As a fan of Mary Shelley’s novella, I was drawn to see the Royal Ballet’s new Frankenstein. I must say I was sceptical about the transposition of the story into a ballet and, further, into a full-length work. Are three act ballets not a thing of the past? Liam Scarlett’s Frankenstein is so entertaining that I must really rethink my suspicions on the format.
Most of us are familiar with the first half of Shelley’s gothic classic, where Victor Frankenstein creates the monster. A fairytale gone horribly wrong, its gory ending is nothing shy of Shakespearean tragedies. Scarlett holds on to the core of the story, though he rids the narrative of its original epistolary format. He also omits the developments in the Orkneys and the North Pole, and has Victor commit suicide, wheras in the novella, the creature kills him. Scarlett also does not render the change in narrator opting instead for a more typical omniscient point of view for the audience; we see the Creature on stage where the other onstage characters do not. Oddly, the acts’ lengths are uneven. As they grow shorter, the deaths multiply adding to the suspense… I was glued to my seat. The timing of the actions was also, at times, uneven, with odd accelerations in places – the birth scene was way too short and there were some instantaneous deaths – in an otherwise even-paced narration.
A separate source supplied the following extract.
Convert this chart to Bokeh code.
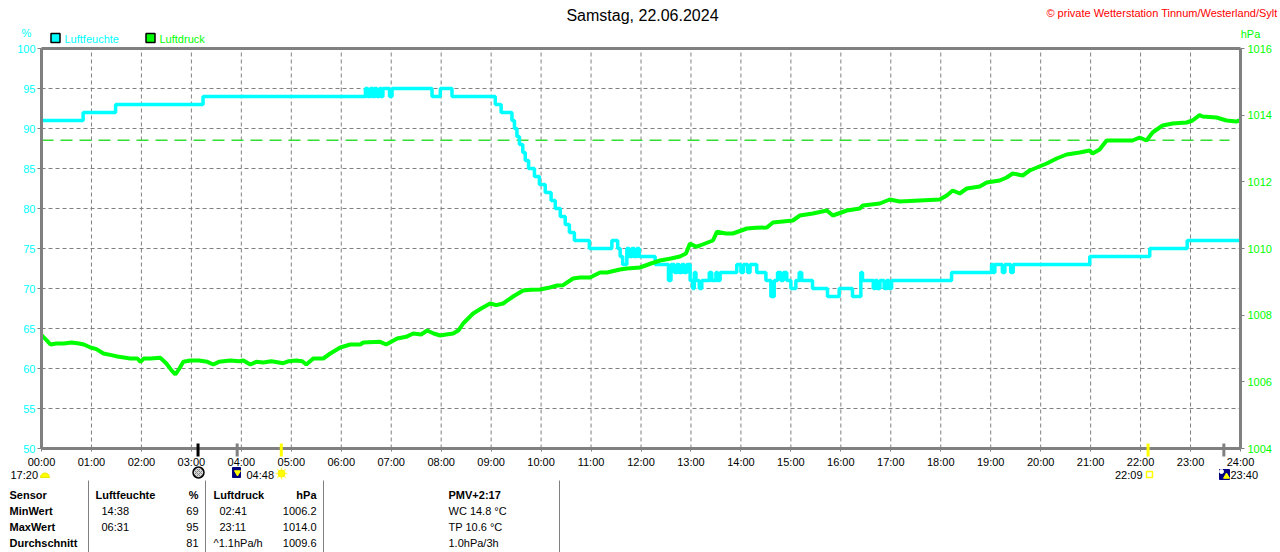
import numpy as np
from bokeh.plotting import figure
from bokeh.models import Range1d, LinearAxis, FixedTicker, Arrow
from bokeh.embed import file_html
from bokeh.resources import INLINE
from bokeh.core.properties import value

FONT = "Liberation Sans"
GRAY = "#808080"
CYAN = "#00FFFF"
GREEN = "#00FF00"

# ---------------- texts ----------------
title_text = "Samstag, 22.06.2024"
copyright_text = "\u00a9 private Wetterstation Tinnum/Westerland/Sylt"
series_names = ["Luftfeuchte", "Luftdruck"]
unit_left = "%"
unit_right = "hPa"

# ---------------- humidity (step series, %) ----------------
hum_time = ["00:00", "00:50", "01:29", "03:14", "06:29", "06:32", "06:35", "06:38",
            "06:40", "06:43", "06:46", "06:48", "06:50", "06:58", "07:01", "07:49",
            "07:59", "08:13", "09:05", "09:12", "09:25", "09:28", "09:31", "09:34",
            "09:38", "09:41", "09:45", "09:52", "09:58", "10:05", "10:12", "10:17",
            "10:23", "10:29", "10:34", "10:40", "10:58", "11:25", "11:32", "11:35",
            "11:38", "11:43", "11:46", "11:49", "11:52", "11:55", "11:58", "12:17",
            "12:33", "12:36", "12:40", "12:43", "12:46", "12:49", "12:52", "12:55",
            "12:59", "13:02", "13:04", "13:06", "13:10", "13:13", "13:22", "13:25",
            "13:30", "13:32", "13:35", "13:55", "14:00", "14:03", "14:08", "14:11",
            "14:19", "14:30", "14:36", "14:40", "14:44", "14:48", "14:51", "14:55",
            "15:00", "15:06", "15:10", "15:13", "15:26", "15:44", "15:58", "16:14",
            "16:24", "16:26", "16:39", "16:41", "16:44", "16:47", "16:52", "16:55",
            "16:58", "17:01", "18:13", "19:01", "19:03", "19:05", "19:14", "19:17",
            "19:24", "19:27", "20:59", "22:11", "22:56", "24:00"]
hum_val = [91, 92, 93, 94, 95, 94, 95, 94,
           95, 94, 95, 94, 95, 94, 95, 94,
           95, 94, 93, 92, 91, 90, 89, 88,
           87, 86, 85, 84, 83, 82, 81, 80,
           79, 78, 77, 76, 75, 76, 75, 74,
           73, 75, 74, 75, 74, 75, 74, 73,
           71, 73, 72, 73, 72, 73, 72, 73,
           71, 70, 72, 71, 70, 71, 72, 71,
           72, 71, 72, 73, 72, 73, 72, 73,
           72, 71, 69, 71, 72, 71, 72, 71,
           70, 71, 72, 71, 70, 69, 70, 69,
           72, 71, 70, 71, 70, 71, 70, 71,
           70, 71, 72, 73, 72, 73, 72, 73,
           72, 73, 74, 75, 76, 76]

# ---------------- pressure (hPa) ----------------
pres_hours = [0.00, 0.10, 0.18, 0.30, 0.45, 0.60, 0.75, 0.85, 0.98, 1.10,
              1.24, 1.40, 1.52, 1.78, 1.92, 1.98, 2.05, 2.18, 2.38, 2.50,
              2.60, 2.68, 2.76, 2.84, 2.98, 3.15, 3.32, 3.44, 3.55, 3.78,
              3.95, 4.04, 4.18, 4.30, 4.44, 4.60, 4.84, 4.95, 5.10, 5.22,
              5.30, 5.44, 5.64, 5.78, 5.98, 6.18, 6.38, 6.44, 6.78, 6.90,
              7.12, 7.30, 7.44, 7.60, 7.72, 7.85, 7.98, 8.10, 8.24, 8.35,
              8.44, 8.64, 8.80, 8.98, 9.10, 9.24, 9.44, 9.64, 9.80, 9.98,
              10.15, 10.32, 10.44, 10.64, 10.78, 10.98, 11.18, 11.32, 11.58, 11.72,
              11.98, 12.20, 12.38, 12.60, 12.78, 12.90, 12.98, 13.10, 13.18, 13.44,
              13.52, 13.70, 13.84, 14.12, 14.30, 14.52, 14.64, 15.04, 15.18, 15.44,
              15.72, 15.84, 16.12, 16.38, 16.44, 16.78, 16.98, 17.18, 17.58, 17.98,
              18.12, 18.24, 18.38, 18.52, 18.78, 18.92, 19.18, 19.32, 19.44, 19.64,
              19.78, 20.12, 20.32, 20.52, 20.78, 20.98, 21.04, 21.18, 21.32, 21.84,
              21.98, 22.12, 22.24, 22.44, 22.64, 22.92, 23.04, 23.18, 23.24, 23.52,
              23.72, 23.92, 24.00]
pres_val = [1007.40, 1007.25, 1007.12, 1007.15, 1007.15, 1007.18, 1007.15, 1007.12, 1007.03, 1006.98,
            1006.85, 1006.80, 1006.76, 1006.70, 1006.70, 1006.60, 1006.70, 1006.70, 1006.72, 1006.55,
            1006.35, 1006.22, 1006.40, 1006.60, 1006.64, 1006.64, 1006.60, 1006.52, 1006.60, 1006.64,
            1006.62, 1006.64, 1006.52, 1006.60, 1006.58, 1006.62, 1006.56, 1006.62, 1006.64, 1006.62,
            1006.52, 1006.70, 1006.70, 1006.85, 1007.03, 1007.12, 1007.12, 1007.18, 1007.20, 1007.12,
            1007.30, 1007.35, 1007.45, 1007.42, 1007.54, 1007.45, 1007.39, 1007.42, 1007.45, 1007.55,
            1007.75, 1008.05, 1008.20, 1008.35, 1008.30, 1008.35, 1008.56, 1008.74, 1008.76, 1008.77,
            1008.82, 1008.89, 1008.90, 1009.10, 1009.13, 1009.13, 1009.28, 1009.28, 1009.37, 1009.40,
            1009.43, 1009.55, 1009.64, 1009.70, 1009.76, 1009.85, 1010.15, 1010.05, 1010.09, 1010.24,
            1010.50, 1010.45, 1010.45, 1010.60, 1010.62, 1010.63, 1010.78, 1010.84, 1010.99, 1011.05,
            1011.14, 1010.99, 1011.14, 1011.20, 1011.29, 1011.35, 1011.47, 1011.41, 1011.44, 1011.47,
            1011.59, 1011.74, 1011.65, 1011.80, 1011.86, 1011.98, 1012.04, 1012.13, 1012.25, 1012.19,
            1012.34, 1012.55, 1012.70, 1012.82, 1012.88, 1012.94, 1012.85, 1012.97, 1013.24, 1013.24,
            1013.33, 1013.24, 1013.48, 1013.69, 1013.75, 1013.78, 1013.84, 1014.00, 1013.96, 1013.93,
            1013.84, 1013.81, 1013.85]
pressure_ref = 1013.25
pressure_ref_end = 23.78

# ---------------- axes ----------------
hour_ticks = list(range(0, 25))
hour_labels = ["%02d:00" % h for h in hour_ticks]
hum_ticks = list(range(50, 101, 5))
pres_ticks = list(range(1004, 1017, 2))

# ---------------- sun / moon events ----------------
event_time = ["03:08", "03:55", "04:48", "22:09", "23:40"]
event_color = ["#000000", GRAY, "#FFFF00", "#FFFF00", GRAY]
event_texts = ["17:20", "04:48", "22:09", "23:40"]

# ---------------- statistics table ----------------
table_header = ["Sensor", "Luftfeuchte", "%", "Luftdruck", "hPa"]
sensor_rows = ["MinWert", "MaxWert", "Durchschnitt"]
hum_stat_time = ["14:38", "06:31", ""]
hum_stat_val = ["69", "95", "81"]
pres_stat_time = ["02:41", "23:11", "^1.1hPa/h"]
pres_stat_val = ["1006.2", "1014.0", "1009.6"]
pmv_lines = ["PMV+2:17", "WC 14.8 \u00b0C", "TP 10.6 \u00b0C", "1.0hPa/3h"]


def to_h(t):
    hh, mm = t.split(":")
    return int(hh) + int(mm) / 60.0


# ---------------- layout (page pixels) ----------------
W, H = 1280, 552
FL, FR, FT, FB = 41, 1240, 48, 448      # chart box
hx = (FR - FL) / 24.0
hy = (FB - FT) / 50.0
hp = (FB - FT) / 12.0

p = figure(width=W, height=H, title=None,
           x_range=Range1d(-FL / hx, 24 + (W - FR) / hx),
           y_range=Range1d(50 - (H - FB) / hy, 100 + FT / hy),
           x_axis_type=None, y_axis_type=None,
           output_backend="svg", toolbar_location=None,
           min_border=0, min_border_left=0, min_border_right=0,
           min_border_top=0, min_border_bottom=0,
           background_fill_color="white", border_fill_color="white")
p.outline_line_color = None
p.extra_y_ranges = {"p": Range1d(1004 - (H - FB) / hp, 1016 + FT / hp),
                    "px": Range1d(H, 0)}
p.extra_x_ranges = {"px": Range1d(0, W)}


def txt(x, y, s, color="#000000", size="11px", align="left", bold=False):
    p.text(x=[x], y=[y], text=[s], x_range_name="px", y_range_name="px",
           text_font=value(FONT), text_font_size=size,
           text_color=color, text_align=align, text_baseline="middle",
           text_font_style="bold" if bold else "normal")


# ---- grid (dashed) ----
p.segment(x0=hour_ticks[1:-1], y0=50, x1=hour_ticks[1:-1], y1=100,
          line_color=GRAY, line_width=1, line_dash="4 3")
p.segment(x0=0, y0=hum_ticks[1:-1], x1=24, y1=hum_ticks[1:-1],
          line_color=GRAY, line_width=1, line_dash="4 3")
# top border of chart box
p.segment(x0=[0], y0=[100], x1=[24], y1=[100], line_color=GRAY, line_width=3)

# ---- axes ----
xa = LinearAxis(fixed_location=50, bounds=(0, 24), ticker=FixedTicker(ticks=hour_ticks))
xa.major_label_overrides = {h: l for h, l in zip(hour_ticks, hour_labels)}
xa.major_label_text_color = "#000000"
p.add_layout(xa, "below")

ya = LinearAxis(fixed_location=0, bounds=(50, 100), ticker=FixedTicker(ticks=hum_ticks))
ya.major_label_text_color = CYAN
p.add_layout(ya, "left")

ra = LinearAxis(fixed_location=24, bounds=(1004, 1016), y_range_name="p",
                ticker=FixedTicker(ticks=pres_ticks))
ra.major_label_text_color = GREEN
p.add_layout(ra, "right")

for ax in (xa, ya, ra):
    ax.axis_line_color = GRAY
    ax.axis_line_width = 3
    ax.major_tick_line_color = GRAY
    ax.major_tick_line_width = 1
    ax.major_tick_in = 0
    ax.major_tick_out = 4
    ax.minor_tick_line_color = None
    ax.major_label_text_font = FONT
    ax.major_label_text_font_size = "11px"
xa.major_tick_out = 3
xa.major_label_standoff = 4
ya.major_label_standoff = 2
ra.major_label_standoff = 3

# ---- series ----
p.line([0, pressure_ref_end], [pressure_ref, pressure_ref], y_range_name="p",
       line_color="#33DD33", line_width=1.5, line_dash="12 7")
p.step(x=[to_h(t) for t in hum_time], y=hum_val, mode="after",
       line_color=CYAN, line_width=3.5)
p.line(pres_hours, pres_val, y_range_name="p", line_color=GREEN, line_width=4)

# ---- sun / moon markers on the time axis ----
for t, c in zip(event_time, event_color):
    h = to_h(t)
    p.add_layout(Arrow(end=None, x_start=h, y_start=50.62, x_end=h, y_end=49.0,
                       line_color=c, line_width=3))

# ---- header ----
txt(642, 15, title_text, color="#000000", size="16px", align="center")
txt(1277, 12, copyright_text, color="#FF0000", size="11px", align="right")
txt(26, 32, unit_left, color=CYAN, align="center")
txt(1250, 33, unit_right, color=GREEN, align="center")
p.rect(x=[55, 150], y=[37.5, 37.5], width=9, height=9,
       x_range_name="px", y_range_name="px",
       fill_color=[CYAN, GREEN], line_color="#000000", line_width=1.5)
txt(64, 38, series_names[0], color=CYAN)
txt(159, 38, series_names[1], color=GREEN)

# ---- sun / moon icons below the axis ----
p.wedge(x=[44.5], y=[477], radius=4.5, start_angle=0, end_angle=np.pi,
        x_range_name="px", y_range_name="px",
        fill_color="#FFFF00", line_color="#E8E800", line_width=1)
p.scatter(x=[198], y=[472], marker="circle", size=11, fill_color="#D8D8D8",
          x_range_name="px", y_range_name="px",
          hatch_pattern="x", hatch_color="#808080", hatch_scale=4,
          line_color="#000000", line_width=1.5)
p.rect(x=[236, 1224], y=[472, 474], width=[8, 10], height=[10, 10],
       x_range_name="px", y_range_name="px",
       fill_color="#000080", line_color="#000080")
p.scatter(x=[237], y=[472], marker="inverted_triangle", size=6,
          x_range_name="px", y_range_name="px",
          fill_color="#FFFF00", line_color="#FFFF00")
p.scatter(x=[1226], y=[476], marker="triangle", size=6,
          x_range_name="px", y_range_name="px",
          fill_color="#FFFF00", line_color="#FFFF00")
p.scatter(x=[1221], y=[471], marker="circle", size=4,
          x_range_name="px", y_range_name="px",
          fill_color="#FFFFFF", line_color="#FFFFFF")
p.scatter(x=[281], y=[473], marker="asterisk", size=12,
          x_range_name="px", y_range_name="px", line_color="#FFFF70", line_width=1.5)
p.scatter(x=[281], y=[473], marker="circle", size=7,
          x_range_name="px", y_range_name="px", fill_color="#FFFF00", line_color="#FFEE00")
p.scatter(x=[1149], y=[474], marker="square", size=6, fill_color=None,
          x_range_name="px", y_range_name="px", line_color="#FFFF00", line_width=1.5)

txt(10, 474, event_texts[0])
txt(246, 474, event_texts[1])
txt(1142, 474, event_texts[2], align="right")
txt(1230, 474, event_texts[3])

# ---- statistics table ----
p.segment(x0=[88, 205, 323, 559], y0=480, x1=[88, 205, 323, 559], y1=552,
          x_range_name="px", y_range_name="px", line_color=GRAY, line_width=1)

row_y = [494, 510, 526, 542]
txt(9, row_y[0], table_header[0], bold=True)
txt(95, row_y[0], table_header[1], bold=True)
txt(198, row_y[0], table_header[2], bold=True, align="right")
txt(213, row_y[0], table_header[3], bold=True)
txt(316, row_y[0], table_header[4], bold=True, align="right")
for i in range(3):
    yy = row_y[i + 1]
    txt(9, yy, sensor_rows[i], bold=True)
    if hum_stat_time[i]:
        txt(101, yy, hum_stat_time[i])
    txt(198, yy, hum_stat_val[i], align="right")
    ptx = 219 if ":" in pres_stat_time[i] else 213
    txt(ptx, yy, pres_stat_time[i])
    txt(316, yy, pres_stat_val[i], align="right")
for i, s in enumerate(pmv_lines):
    txt(448, row_y[i], s, bold=(i == 0))

open("out.html", "w").write(file_html(p, INLINE))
John Macfarlane’s stage design are – overall – sophisticated. The structures, more operatic than they are balletic, are reminiscent of drawings of neo-classical buildings. The anatomy theatre is a half-cut shell, like perspective drawing of the time. To these elegant lines, Scarlett adds some steampunk touches such as the machine hovering over the operation table or the skulls projections at the beginning of each act animated by handwritings and sketches from Victor’s notebook. The period costumes see men in tights and long swirling jackets and women in corsets and long dresses. Only Elizabeth, Victor’s fiancée, wears a loose imperial line dress. Amidst this refined elegance, the costumes and décor for the last scene, Victor and Elizabeth’s wedding, are out of sync. The ball guests seem lost in outer space swishing around an ostentatious 70s white staircase that comes out of nowhere on a galactic background. The dresses sparkle weirdly in a yes, festive atmosphere but they shine more like cheap Christmas wrapping paper than stunning fabric. The general effect is slightly tacky and out of sync with the earlier designs.